Time to panic
Seeing red: Glenn Beck makes Texas moves with a Lone Star mansion in his future
File this under "No. No. Oh please, God, no."
Texas governor and potential Republican candidate Rick Perry appeared (via satellite) on Glenn Beck's show on Monday and talked about all the great things Texas is doing with tort reform and job creation and such.
But the real scoop of the exchange was when Beck told Perry he was considering "possibly moving to Texas." He even threatened to run for governor, but fortunately he immediately began to joke about what a "really crappy, bad" idea that was and my heart began to beat again as normal.

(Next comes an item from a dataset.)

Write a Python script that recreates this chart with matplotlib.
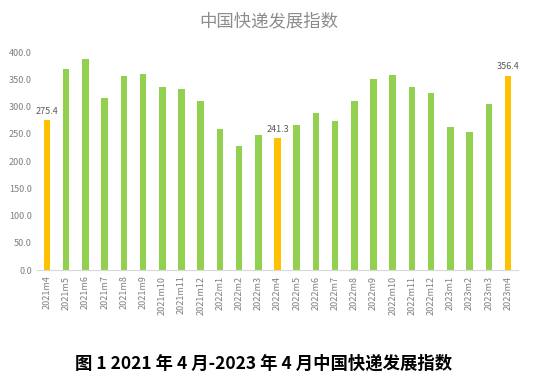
import matplotlib
matplotlib.use("Agg")
import matplotlib.pyplot as plt

plt.rcParams['font.family'] = ['Noto Sans CJK SC', 'DejaVu Sans']

months = ["2021m4", "2021m5", "2021m6", "2021m7", "2021m8", "2021m9", "2021m10",
          "2021m11", "2021m12", "2022m1", "2022m2", "2022m3", "2022m4", "2022m5",
          "2022m6", "2022m7", "2022m8", "2022m9", "2022m10", "2022m11", "2022m12",
          "2023m1", "2023m2", "2023m3", "2023m4"]
index = [275.4, 369, 388, 315, 356, 360, 336, 333, 310, 258, 228, 248, 241.3,
         266, 288, 274, 310, 351, 357, 336, 325, 263, 253, 305, 356.4]
highlight = ["2021m4", "2022m4", "2023m4"]

green = "#92D050"
orange = "#FFC000"
gray = "#7F7F7F"

fig = plt.figure(figsize=(5.38, 3.85), dpi=100)
ax = fig.add_axes([0.0695, 0.2987, 0.8926, 0.5662])

x = list(range(len(months)))
colors = [orange if m in highlight else green for m in months]
ax.bar(x, index, width=0.34, color=colors, zorder=2)

for i, m in enumerate(months):
    if m in highlight:
        ax.text(i, index[i] + 8, f"{index[i]:.1f}", ha="center", va="bottom",
                fontsize=6.5, color="#595959")

ax.set_xlim(-0.5, len(months) - 0.5)
ax.set_ylim(0, 400)
ax.set_yticks(range(0, 401, 50))
ax.set_yticklabels([f"{v:.1f}" for v in range(0, 401, 50)], fontsize=6.5, color=gray)
ax.set_xticks(x)
ax.set_xticklabels(months, rotation=90, fontsize=6.5, color=gray)
ax.tick_params(length=0, pad=4)

for s in ["top", "right", "left"]:
    ax.spines[s].set_visible(False)
ax.spines["bottom"].set_color("#D9D9D9")

fig.text(0.5, 0.945, "中国快递发展指数", ha="center", va="center", fontsize=12.5,
         fontweight="light", color="#8C8C8C")
fig.text(0.49, 0.055, "图 1 2021 年 4 月-2023 年 4 月中国快递发展指数", ha="center", va="center",
         fontsize=12.5, fontweight="bold", color="black")

fig.savefig("out.png", dpi=100)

But Bud Kennedy of the Fort Worth Star-Telegram writes, Beck's Texas gambit might not be all talk. Beck got his radio start in Corpus Christi and worked as a DJ in Houston at 104.1 before being fired. Kennedy notes a $3 million mansion in Westlake, a high-end suburb near Fort Worth, has recently been leased, and that if Beck moved to the Dallas-Fort Worth area he would be joining nationally syndicated radio personalities Mark Davis and Mike Gallagher.
And maybe Beck is ready to hustle to a red state after a New Yorker accidentally spilled wine onviolently kicked and harassed him and his wife while at a Bryant Park movie on Monday night. (When did New York City become hostile to screaming lunatics?)
I know Texas is a big state, but is it big enough for us and Glenn Beck's ego? Or are you looking forward to having a Lone Star Doom Bunker on the horizon?
Update: New York Daily News has confirmed that Glenn Beck is renting the 7,900-square foot mansion in Westlake's gated neighbood of Vaquero Estates for $20,000 a month. Word on the street is that The Jonas Brothers once lived there.